Repeat the listing that follows, character for character, minus the pictures.

PROVIDED MATERIAL:
▼
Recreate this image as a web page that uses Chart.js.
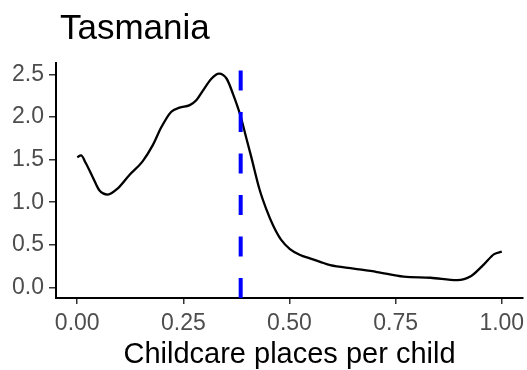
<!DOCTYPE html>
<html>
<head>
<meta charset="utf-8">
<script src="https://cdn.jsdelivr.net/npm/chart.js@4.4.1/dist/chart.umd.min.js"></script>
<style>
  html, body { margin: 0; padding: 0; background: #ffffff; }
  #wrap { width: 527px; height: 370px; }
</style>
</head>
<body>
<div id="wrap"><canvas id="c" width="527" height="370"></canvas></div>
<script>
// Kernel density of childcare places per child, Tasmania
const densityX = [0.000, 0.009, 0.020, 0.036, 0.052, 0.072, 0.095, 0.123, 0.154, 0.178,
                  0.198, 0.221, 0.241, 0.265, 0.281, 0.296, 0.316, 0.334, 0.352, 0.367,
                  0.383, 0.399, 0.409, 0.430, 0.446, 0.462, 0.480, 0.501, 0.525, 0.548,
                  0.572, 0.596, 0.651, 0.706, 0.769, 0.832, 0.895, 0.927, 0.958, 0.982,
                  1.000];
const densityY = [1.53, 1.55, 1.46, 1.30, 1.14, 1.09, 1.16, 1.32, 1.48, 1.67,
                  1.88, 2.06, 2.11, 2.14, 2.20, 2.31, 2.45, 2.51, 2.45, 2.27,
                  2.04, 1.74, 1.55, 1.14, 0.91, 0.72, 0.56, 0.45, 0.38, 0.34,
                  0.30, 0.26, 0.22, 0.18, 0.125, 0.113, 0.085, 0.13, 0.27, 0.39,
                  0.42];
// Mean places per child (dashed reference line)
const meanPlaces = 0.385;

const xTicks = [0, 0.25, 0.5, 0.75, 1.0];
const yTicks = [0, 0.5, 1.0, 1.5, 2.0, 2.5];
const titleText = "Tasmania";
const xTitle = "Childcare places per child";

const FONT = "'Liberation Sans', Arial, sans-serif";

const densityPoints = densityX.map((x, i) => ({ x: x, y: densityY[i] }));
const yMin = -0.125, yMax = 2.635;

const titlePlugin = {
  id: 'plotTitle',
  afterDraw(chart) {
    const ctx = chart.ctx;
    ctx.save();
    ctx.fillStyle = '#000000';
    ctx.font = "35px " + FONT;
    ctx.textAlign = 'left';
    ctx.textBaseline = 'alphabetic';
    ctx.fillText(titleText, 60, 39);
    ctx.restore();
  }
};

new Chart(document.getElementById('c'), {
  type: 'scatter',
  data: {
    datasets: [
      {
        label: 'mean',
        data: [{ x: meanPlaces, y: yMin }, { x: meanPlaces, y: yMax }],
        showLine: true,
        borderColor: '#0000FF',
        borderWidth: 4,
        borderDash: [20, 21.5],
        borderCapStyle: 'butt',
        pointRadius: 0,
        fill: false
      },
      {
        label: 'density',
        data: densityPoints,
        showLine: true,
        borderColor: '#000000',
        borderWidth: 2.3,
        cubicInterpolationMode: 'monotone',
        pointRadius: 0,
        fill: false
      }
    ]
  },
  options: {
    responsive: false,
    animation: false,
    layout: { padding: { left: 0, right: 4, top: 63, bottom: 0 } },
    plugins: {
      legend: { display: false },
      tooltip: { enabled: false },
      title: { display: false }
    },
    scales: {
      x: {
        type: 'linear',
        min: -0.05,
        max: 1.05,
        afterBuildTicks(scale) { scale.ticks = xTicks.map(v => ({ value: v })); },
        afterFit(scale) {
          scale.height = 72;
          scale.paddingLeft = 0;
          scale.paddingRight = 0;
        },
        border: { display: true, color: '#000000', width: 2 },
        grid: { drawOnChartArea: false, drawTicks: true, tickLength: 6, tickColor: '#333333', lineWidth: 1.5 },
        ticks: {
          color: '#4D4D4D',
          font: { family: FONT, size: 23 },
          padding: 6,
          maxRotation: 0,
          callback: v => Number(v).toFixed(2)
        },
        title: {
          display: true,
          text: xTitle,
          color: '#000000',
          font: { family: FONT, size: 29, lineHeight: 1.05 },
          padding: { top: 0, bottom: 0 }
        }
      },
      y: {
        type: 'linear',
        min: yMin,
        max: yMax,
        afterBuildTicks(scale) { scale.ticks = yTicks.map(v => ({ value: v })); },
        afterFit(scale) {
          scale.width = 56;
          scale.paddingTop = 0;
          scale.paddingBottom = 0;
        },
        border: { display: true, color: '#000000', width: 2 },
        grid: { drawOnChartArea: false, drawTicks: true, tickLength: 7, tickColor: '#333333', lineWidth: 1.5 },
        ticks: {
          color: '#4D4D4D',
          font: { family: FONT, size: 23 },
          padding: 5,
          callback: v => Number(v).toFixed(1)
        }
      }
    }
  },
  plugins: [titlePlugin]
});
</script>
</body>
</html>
▲
REPLY TO THE EXERCISE:
Recreate this image as a web page that uses Chart.js.
<!DOCTYPE html>
<html>
<head>
<meta charset="utf-8">
<script src="https://cdn.jsdelivr.net/npm/chart.js@4.4.1/dist/chart.umd.min.js"></script>
<style>
  html, body { margin: 0; padding: 0; background: #ffffff; }
  #wrap { width: 527px; height: 370px; }
</style>
</head>
<body>
<div id="wrap"><canvas id="c" width="527" height="370"></canvas></div>
<script>
// Kernel density of childcare places per child, Tasmania
const densityX = [0.000, 0.009, 0.020, 0.036, 0.052, 0.072, 0.095, 0.123, 0.154, 0.178,
                  0.198, 0.221, 0.241, 0.265, 0.281, 0.296, 0.316, 0.334, 0.352, 0.367,
                  0.383, 0.399, 0.409, 0.430, 0.446, 0.462, 0.480, 0.501, 0.525, 0.548,
                  0.572, 0.596, 0.651, 0.706, 0.769, 0.832, 0.895, 0.927, 0.958, 0.982,
                  1.000];
const densityY = [1.53, 1.55, 1.46, 1.30, 1.14, 1.09, 1.16, 1.32, 1.48, 1.67,
                  1.88, 2.06, 2.11, 2.14, 2.20, 2.31, 2.45, 2.51, 2.45, 2.27,
                  2.04, 1.74, 1.55, 1.14, 0.91, 0.72, 0.56, 0.45, 0.38, 0.34,
                  0.30, 0.26, 0.22, 0.18, 0.125, 0.113, 0.085, 0.13, 0.27, 0.39,
                  0.42];
// Mean places per child (dashed reference line)
const meanPlaces = 0.385;

const xTicks = [0, 0.25, 0.5, 0.75, 1.0];
const yTicks = [0, 0.5, 1.0, 1.5, 2.0, 2.5];
const titleText = "Tasmania";
const xTitle = "Childcare places per child";

const FONT = "'Liberation Sans', Arial, sans-serif";

const densityPoints = densityX.map((x, i) => ({ x: x, y: densityY[i] }));
const yMin = -0.125, yMax = 2.635;

const titlePlugin = {
  id: 'plotTitle',
  afterDraw(chart) {
    const ctx = chart.ctx;
    ctx.save();
    ctx.fillStyle = '#000000';
    ctx.font = "35px " + FONT;
    ctx.textAlign = 'left';
    ctx.textBaseline = 'alphabetic';
    ctx.fillText(titleText, 60, 39);
    ctx.restore();
  }
};

new Chart(document.getElementById('c'), {
  type: 'scatter',
  data: {
    datasets: [
      {
        label: 'mean',
        data: [{ x: meanPlaces, y: yMin }, { x: meanPlaces, y: yMax }],
        showLine: true,
        borderColor: '#0000FF',
        borderWidth: 4,
        borderDash: [20, 21.5],
        borderCapStyle: 'butt',
        pointRadius: 0,
        fill: false
      },
      {
        label: 'density',
        data: densityPoints,
        showLine: true,
        borderColor: '#000000',
        borderWidth: 2.3,
        cubicInterpolationMode: 'monotone',
        pointRadius: 0,
        fill: false
      }
    ]
  },
  options: {
    responsive: false,
    animation: false,
    layout: { padding: { left: 0, right: 4, top: 63, bottom: 0 } },
    plugins: {
      legend: { display: false },
      tooltip: { enabled: false },
      title: { display: false }
    },
    scales: {
      x: {
        type: 'linear',
        min: -0.05,
        max: 1.05,
        afterBuildTicks(scale) { scale.ticks = xTicks.map(v => ({ value: v })); },
        afterFit(scale) {
          scale.height = 72;
          scale.paddingLeft = 0;
          scale.paddingRight = 0;
        },
        border: { display: true, color: '#000000', width: 2 },
        grid: { drawOnChartArea: false, drawTicks: true, tickLength: 6, tickColor: '#333333', lineWidth: 1.5 },
        ticks: {
          color: '#4D4D4D',
          font: { family: FONT, size: 23 },
          padding: 6,
          maxRotation: 0,
          callback: v => Number(v).toFixed(2)
        },
        title: {
          display: true,
          text: xTitle,
          color: '#000000',
          font: { family: FONT, size: 29, lineHeight: 1.05 },
          padding: { top: 0, bottom: 0 }
        }
      },
      y: {
        type: 'linear',
        min: yMin,
        max: yMax,
        afterBuildTicks(scale) { scale.ticks = yTicks.map(v => ({ value: v })); },
        afterFit(scale) {
          scale.width = 56;
          scale.paddingTop = 0;
          scale.paddingBottom = 0;
        },
        border: { display: true, color: '#000000', width: 2 },
        grid: { drawOnChartArea: false, drawTicks: true, tickLength: 7, tickColor: '#333333', lineWidth: 1.5 },
        ticks: {
          color: '#4D4D4D',
          font: { family: FONT, size: 23 },
          padding: 5,
          callback: v => Number(v).toFixed(1)
        }
      }
    }
  },
  plugins: [titlePlugin]
});
</script>
</body>
</html>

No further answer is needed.